25th Anniversary


This past Thursday was the 25th anniversary of when this movie premiered on NBC. I remember very well when it came on, I watched and taped it on our VCR, then taped some news stories following it. And I had taped some other news stories about abortion in the month before it, because that month, April of 1989, the Supreme Court heard a case that originated out of Missouri, Webster vs. Reproductive Health Services, which sought to overturn Roe vs. Wade, or at least limit it. And this movie aired then partly because of this case. The Supreme Court then released its ruling on Monday, July 3, 1989, right after their term had ended. I also remember that very well, and again taped newscasts of it and saved newspaper stories of it. The court did not overturn Roe vs. Wade, but it did give states more authority to limit abortions if they so choosed. I am a definite liberal and have always been pro choice on abortion, though I do understand why pro lifers feel the way they do and can see their side.

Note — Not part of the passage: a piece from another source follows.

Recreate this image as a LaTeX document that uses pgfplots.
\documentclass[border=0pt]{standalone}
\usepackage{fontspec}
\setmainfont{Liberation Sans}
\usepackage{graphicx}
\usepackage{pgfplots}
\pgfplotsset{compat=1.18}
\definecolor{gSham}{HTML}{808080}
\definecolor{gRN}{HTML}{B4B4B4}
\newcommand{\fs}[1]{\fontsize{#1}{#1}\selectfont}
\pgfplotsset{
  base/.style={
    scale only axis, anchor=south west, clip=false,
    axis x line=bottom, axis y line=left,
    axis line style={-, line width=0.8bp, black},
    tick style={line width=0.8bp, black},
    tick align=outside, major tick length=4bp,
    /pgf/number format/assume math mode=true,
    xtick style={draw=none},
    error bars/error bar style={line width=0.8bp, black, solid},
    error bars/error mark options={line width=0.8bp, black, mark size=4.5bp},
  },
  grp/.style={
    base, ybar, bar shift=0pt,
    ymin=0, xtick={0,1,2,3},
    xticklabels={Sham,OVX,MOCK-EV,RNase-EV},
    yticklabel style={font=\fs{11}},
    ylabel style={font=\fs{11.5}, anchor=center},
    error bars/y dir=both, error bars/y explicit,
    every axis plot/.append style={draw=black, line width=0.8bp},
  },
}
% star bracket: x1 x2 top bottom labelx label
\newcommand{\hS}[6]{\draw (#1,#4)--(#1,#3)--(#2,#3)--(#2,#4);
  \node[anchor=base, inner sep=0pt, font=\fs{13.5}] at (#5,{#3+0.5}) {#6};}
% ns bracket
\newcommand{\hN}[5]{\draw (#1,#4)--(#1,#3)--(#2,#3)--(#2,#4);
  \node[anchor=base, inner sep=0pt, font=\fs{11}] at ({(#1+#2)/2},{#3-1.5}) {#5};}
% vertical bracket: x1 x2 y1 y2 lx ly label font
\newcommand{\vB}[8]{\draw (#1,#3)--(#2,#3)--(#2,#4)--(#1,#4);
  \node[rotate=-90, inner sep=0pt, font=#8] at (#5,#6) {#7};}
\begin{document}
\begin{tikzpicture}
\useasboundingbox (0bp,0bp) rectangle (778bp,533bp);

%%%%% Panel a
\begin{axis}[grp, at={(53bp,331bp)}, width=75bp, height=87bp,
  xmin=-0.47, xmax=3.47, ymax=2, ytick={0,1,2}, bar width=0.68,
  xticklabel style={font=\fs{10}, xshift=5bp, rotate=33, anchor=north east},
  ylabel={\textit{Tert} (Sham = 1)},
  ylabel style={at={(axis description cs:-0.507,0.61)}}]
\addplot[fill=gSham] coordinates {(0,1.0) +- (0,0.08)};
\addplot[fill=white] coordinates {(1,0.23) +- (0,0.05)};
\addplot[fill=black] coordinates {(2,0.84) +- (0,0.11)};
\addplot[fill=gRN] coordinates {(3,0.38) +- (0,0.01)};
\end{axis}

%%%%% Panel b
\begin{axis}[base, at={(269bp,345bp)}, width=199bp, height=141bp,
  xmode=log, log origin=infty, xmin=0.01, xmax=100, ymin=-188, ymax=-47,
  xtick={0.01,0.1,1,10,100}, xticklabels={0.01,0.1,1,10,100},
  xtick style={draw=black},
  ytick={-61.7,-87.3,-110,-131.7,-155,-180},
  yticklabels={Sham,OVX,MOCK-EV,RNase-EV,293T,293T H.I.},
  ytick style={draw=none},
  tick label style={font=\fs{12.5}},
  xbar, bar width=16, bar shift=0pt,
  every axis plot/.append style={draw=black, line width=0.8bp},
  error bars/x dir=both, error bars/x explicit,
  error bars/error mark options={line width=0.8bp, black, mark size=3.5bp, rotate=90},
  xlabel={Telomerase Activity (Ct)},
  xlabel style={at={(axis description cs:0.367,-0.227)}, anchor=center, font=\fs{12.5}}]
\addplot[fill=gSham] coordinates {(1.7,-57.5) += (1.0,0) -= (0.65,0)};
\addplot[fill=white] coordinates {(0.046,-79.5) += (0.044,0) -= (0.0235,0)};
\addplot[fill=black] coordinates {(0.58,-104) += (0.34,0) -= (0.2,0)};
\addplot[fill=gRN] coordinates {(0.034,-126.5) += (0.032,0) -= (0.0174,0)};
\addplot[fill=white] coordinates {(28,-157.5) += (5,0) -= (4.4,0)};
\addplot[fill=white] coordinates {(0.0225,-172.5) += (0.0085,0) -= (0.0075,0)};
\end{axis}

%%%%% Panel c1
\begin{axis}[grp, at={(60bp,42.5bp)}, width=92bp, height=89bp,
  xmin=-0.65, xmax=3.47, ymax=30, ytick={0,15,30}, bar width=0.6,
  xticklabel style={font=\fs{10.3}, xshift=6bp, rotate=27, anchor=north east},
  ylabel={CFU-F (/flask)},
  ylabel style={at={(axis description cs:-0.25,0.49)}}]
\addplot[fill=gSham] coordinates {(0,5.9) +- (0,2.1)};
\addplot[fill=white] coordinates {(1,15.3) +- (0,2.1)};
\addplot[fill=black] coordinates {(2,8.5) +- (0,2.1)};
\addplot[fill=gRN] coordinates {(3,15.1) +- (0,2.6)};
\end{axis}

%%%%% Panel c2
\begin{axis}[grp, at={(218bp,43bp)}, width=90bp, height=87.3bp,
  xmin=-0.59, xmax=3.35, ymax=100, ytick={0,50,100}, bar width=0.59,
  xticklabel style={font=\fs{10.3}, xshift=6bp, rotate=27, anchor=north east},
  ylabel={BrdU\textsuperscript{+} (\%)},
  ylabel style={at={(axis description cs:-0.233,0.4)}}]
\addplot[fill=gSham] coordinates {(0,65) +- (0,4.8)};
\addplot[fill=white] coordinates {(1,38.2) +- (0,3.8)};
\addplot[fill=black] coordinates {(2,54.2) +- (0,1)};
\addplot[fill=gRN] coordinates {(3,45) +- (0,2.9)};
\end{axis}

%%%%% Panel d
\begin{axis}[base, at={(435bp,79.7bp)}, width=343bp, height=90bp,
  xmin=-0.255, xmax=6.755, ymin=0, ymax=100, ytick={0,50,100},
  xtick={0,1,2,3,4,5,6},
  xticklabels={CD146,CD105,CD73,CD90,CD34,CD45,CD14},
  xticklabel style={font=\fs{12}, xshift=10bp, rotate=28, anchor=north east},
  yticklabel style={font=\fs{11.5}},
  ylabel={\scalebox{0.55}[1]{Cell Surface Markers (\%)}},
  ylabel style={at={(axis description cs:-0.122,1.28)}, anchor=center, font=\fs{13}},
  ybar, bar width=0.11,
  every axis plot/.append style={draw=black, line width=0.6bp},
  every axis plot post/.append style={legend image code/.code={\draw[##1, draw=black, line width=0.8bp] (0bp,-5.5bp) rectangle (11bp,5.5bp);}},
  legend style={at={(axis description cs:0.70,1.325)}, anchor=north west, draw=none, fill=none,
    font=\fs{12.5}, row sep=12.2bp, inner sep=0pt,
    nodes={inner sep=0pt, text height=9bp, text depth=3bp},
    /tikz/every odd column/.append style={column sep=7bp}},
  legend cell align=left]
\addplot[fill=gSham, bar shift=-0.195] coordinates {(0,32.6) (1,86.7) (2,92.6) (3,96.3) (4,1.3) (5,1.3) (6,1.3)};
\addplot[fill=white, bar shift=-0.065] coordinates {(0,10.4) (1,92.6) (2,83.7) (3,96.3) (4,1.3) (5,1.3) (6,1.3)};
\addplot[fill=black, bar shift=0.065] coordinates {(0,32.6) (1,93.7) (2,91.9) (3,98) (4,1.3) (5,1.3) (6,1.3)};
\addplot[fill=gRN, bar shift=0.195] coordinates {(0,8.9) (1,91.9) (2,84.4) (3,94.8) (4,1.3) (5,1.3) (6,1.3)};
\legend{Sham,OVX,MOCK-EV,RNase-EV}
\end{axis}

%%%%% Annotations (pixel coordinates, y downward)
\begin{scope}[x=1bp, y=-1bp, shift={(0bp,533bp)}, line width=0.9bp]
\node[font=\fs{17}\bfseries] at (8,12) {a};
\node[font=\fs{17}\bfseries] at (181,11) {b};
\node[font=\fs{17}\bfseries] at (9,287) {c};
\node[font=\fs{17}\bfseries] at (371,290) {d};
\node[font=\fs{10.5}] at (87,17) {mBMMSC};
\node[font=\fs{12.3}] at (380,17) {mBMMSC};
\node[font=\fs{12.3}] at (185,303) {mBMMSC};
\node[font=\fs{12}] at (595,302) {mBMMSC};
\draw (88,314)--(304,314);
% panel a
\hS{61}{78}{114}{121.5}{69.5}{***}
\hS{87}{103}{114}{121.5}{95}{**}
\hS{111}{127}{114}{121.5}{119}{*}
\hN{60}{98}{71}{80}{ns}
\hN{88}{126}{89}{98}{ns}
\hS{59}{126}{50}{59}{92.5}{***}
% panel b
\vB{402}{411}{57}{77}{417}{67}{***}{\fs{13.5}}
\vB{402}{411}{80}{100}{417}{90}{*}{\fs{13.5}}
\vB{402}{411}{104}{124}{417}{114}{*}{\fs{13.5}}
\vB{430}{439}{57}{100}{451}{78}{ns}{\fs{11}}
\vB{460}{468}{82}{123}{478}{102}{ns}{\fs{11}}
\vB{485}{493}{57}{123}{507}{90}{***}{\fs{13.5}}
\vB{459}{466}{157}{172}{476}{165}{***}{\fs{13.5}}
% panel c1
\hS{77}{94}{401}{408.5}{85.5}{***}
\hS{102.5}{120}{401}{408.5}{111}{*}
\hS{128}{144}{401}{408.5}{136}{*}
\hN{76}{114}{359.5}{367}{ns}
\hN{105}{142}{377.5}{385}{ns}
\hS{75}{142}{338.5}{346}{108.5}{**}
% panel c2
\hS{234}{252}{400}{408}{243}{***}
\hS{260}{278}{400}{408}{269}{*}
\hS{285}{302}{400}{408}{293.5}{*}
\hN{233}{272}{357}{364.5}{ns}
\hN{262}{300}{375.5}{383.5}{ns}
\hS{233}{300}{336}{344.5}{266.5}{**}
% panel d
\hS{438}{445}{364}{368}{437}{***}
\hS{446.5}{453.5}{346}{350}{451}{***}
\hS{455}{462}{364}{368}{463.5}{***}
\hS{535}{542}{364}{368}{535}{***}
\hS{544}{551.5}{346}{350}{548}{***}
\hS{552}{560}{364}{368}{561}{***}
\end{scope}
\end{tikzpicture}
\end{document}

I have also been, since the late 1980s, a student of the Supreme Court and have had a strong interest in it. When they released their ruling on Roe vs. Wade in January, 1973 it was a 7 to 2 decision stating that states may not prohibit a woman from having a medically induced abortion in the first trimester of a pregnancy. The majority consisted of Chief Justice Warren Burger and associate justices William O. Douglas, William Brennan, Potter Stewart, Thurgood Marshall, Harry Blackmun, and Lewis Powell, with associate justices Byron White and William Rehnquist dissenting. Harry Blackmun wrote the majority opinion. Then in the 1989 case Brennan, Marshall, and Blackmun again voted to uphold Roe vs. Wade, joined by associate justice John Paul Stevens, while Rehnquist (who had been promoted to Chief Justice in 1986) and White, Antonin Scalia, and Anthony Kennedy voting to overturn it. Sandra Day O'Conner, who in 1981 became the first woman on the Supreme court, voted with Brennan, Marshall, Blackmun, and Stevens to not overturn Roe vs. Wade, but did vote with Rehnquist, White, Scalia, and Kennedy to limit it.